Hayatımızda her yeni bir hikayeye geçtiğimizde başka bir hikayeyi yarım bırakmış olmazmıyız ve bunu bir çok noktada düşündüğümüzde bir çok alt yol ayrımları ortaya çıkar.
Kitap almaya gidiyorsunuz ve sizin elinizde olmadan kitap yarım kalıyor ve yarım kalan kitaptan dayanak alarak başka bir kitap alıyorsunuz ve o da yarım kalıyor. Bu şekilde on tane kitap alıyorsunuz. Aslında bakmayın kitapların yarım kaldığına, siz kendi hikayenizi yazıyorsunuz ve bu on yarım kalan kitap bir arada, tastamam sizin hikayenizi anlatıyor.

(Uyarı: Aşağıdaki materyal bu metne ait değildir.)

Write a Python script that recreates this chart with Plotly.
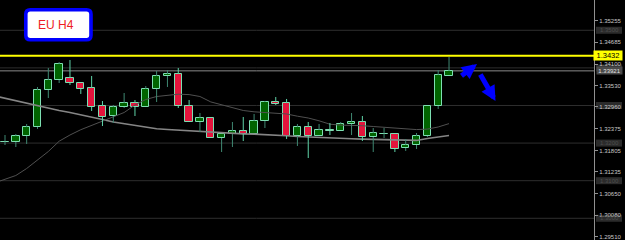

Aslında ön sözde ve kitabın bir bölümünde şuna benzer bir ifade geçiyor: Romanda hikayelerin tamamlanması mı lazım, illaki bir son gerekli mi? Alacağımız şeyleri sonu belli olmayan bir kitaptan alamaz mıyız? Aslında bu soruları kendimize de sorabiliriz.
Yazar ayrıca BİREY olan eski şair ve yazarların yerini artık, kendini ifade etmek isteyen toplulukların aldığını belirterek bir yazar kitapta “ bundan binlerce yıl sonra hiçbir yazarın hatırlanmayacağını ve şansı olan ve kalan kitapların anonim olarak yaşamaya devam edeceğini, önemli olan yazarın değil ne yazdığıdır” yorumunu not düşmüş ve bunun yorumunu tamamen okuyucuya bırakmış.
Okumak ve yazmak fiilleri üzerine bir çok yoruma yer veren yazarın bu kitabını muhakkak okuyun derim.
Bunun yanında, kitabın kurgusu gereği, okurken daldan dala çok atladığımdan, kafamda bütünlüğü sağlamak adına uygun zamanda tekrar okuyacağım.